Processing is the activity of consuming the emitted files, and performing some action with them.

Both monitoring and processing happen independently of each other by way of domain events. You can choose to use either of them in isolation, or in tandem. Also, while the system is designed to use files directly on the filesystem, one doesn't necessary have to.

Using FolderProcessor

At some point I will get this on nuget. Until then the project will need to be referenced directly

Presently, the framework is built to work directly with .Net's ServiceCollection, but there's no inherent reason it could not be adapted to work with other IoC containers.

Before we get started, lets take a look at what a simple configuration might look like.

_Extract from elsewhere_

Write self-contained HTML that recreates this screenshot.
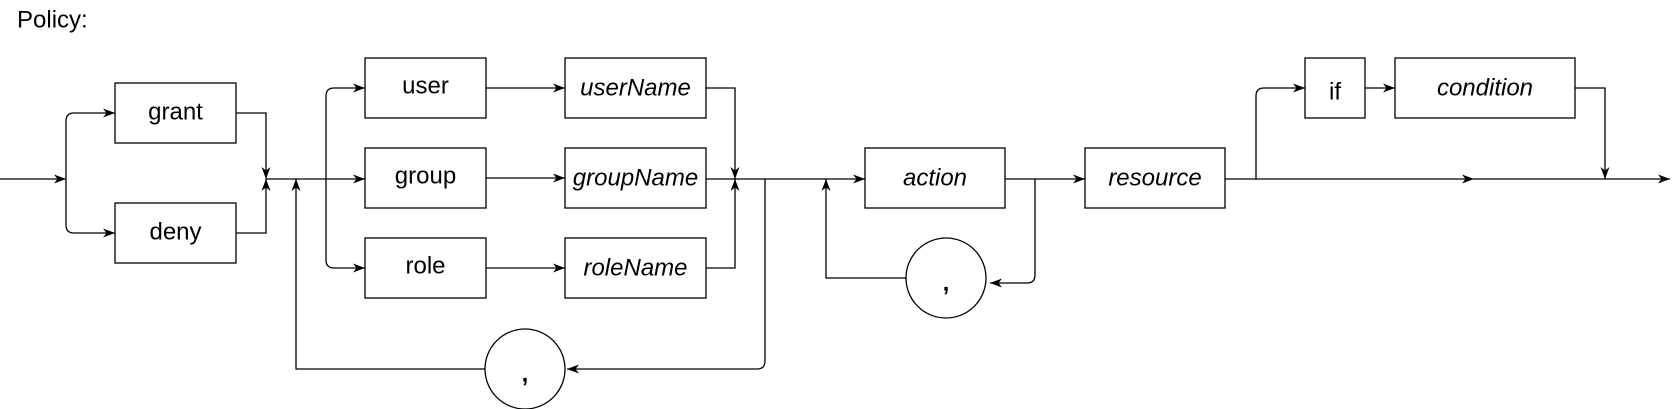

var host = Host.CreateDefaultBuilder(args)
    .ConfigureServices((host, services) =>
    {
        services
            // Adds all the required internal services and the hosted worker service
            .AddFolderProcessor()
            // Creates a new polled folder watcher, monitoring a folder called "Data", 
            // with an interval of 30 seconds
            .AddFolderWatcher(() => new PollingFolderWatcherSettings
            {
                Folder = "Data",
                Interval = TimeSpan.FromSeconds(30)
            })
            // Creates a new file system watcher, monitoring a folder called "Data"
            .AddFolderWatcher(() => new WatcherSettings("Data"))
            // Creates a filter that causes watchers to only emit files ending with ".txt"
            .AddFileTypeFilter(".txt")
            // Moves all working files to a folder called "Working"
            .UseStaticWorkingFile("Working")
            // Moves all completed files to a folder called "Completed"
            .UseStaticCompletedFile("Completed")
            // Moves all errored files to a folder called "Errored"
            .UseStaticErroredFile("Errored")
            // Adds a new file processor
            .AddProcessor<LogFileContentProcessor>();
    })
    .Build();

await host.RunAsync();

In the above snippet, you can see that we're creating a simple generic .net host with a couple additional extension methods. Each of the methods are documented with what they do. On the last line, you'll see that we're adding a processor called LogFileContentProcessor, and it looks like:

public class LogFileContentProcessor : IProcessor
{
    private readonly ILogger<LogFileContentProcessor> _logger;
    private readonly IFileSystem _fileSystem;

    public LogFileContentProcessor(
        ILogger<LogFileContentProcessor> logger, 
        IFileSystem fileSystem)
    {
        _logger = logger;
        _fileSystem = fileSystem;
    }

    public async Task ProcessAsync(
        IFileRecord fileRecord, 
        CancellationToken cancellationToken = default)
    {
        // This is DANGEROUS. Processors are ran concurrently, and this could cause
        // the file to get locked if multiple processors are attempting to access
        // it simultaneously.
        var content = await _fileSystem.File
            .ReadAllTextAsync(fileRecord.Path, cancellationToken);
        
        _logger.LogInformation("File {File}. Content '{Content}'", fileRecord, content);
    }
    
    public Task<bool> AppliesAsync(
        IFileRecord fileRecord, 
        CancellationToken cancellationToken = default)
    {
        return Task.FromResult(true);
    }
}

Each processor you define contains 2 required methods: ProcessAsync and AppliesAsync. In AppliesAsync, you add any necessary logic to determine if your particular processor applies to the input file. The ProcessAsync method is where you place any processing logic. As you may note from the comment in the sample above, processors are ran concurrently. You will need to utilize caution when attempting to access shared resources.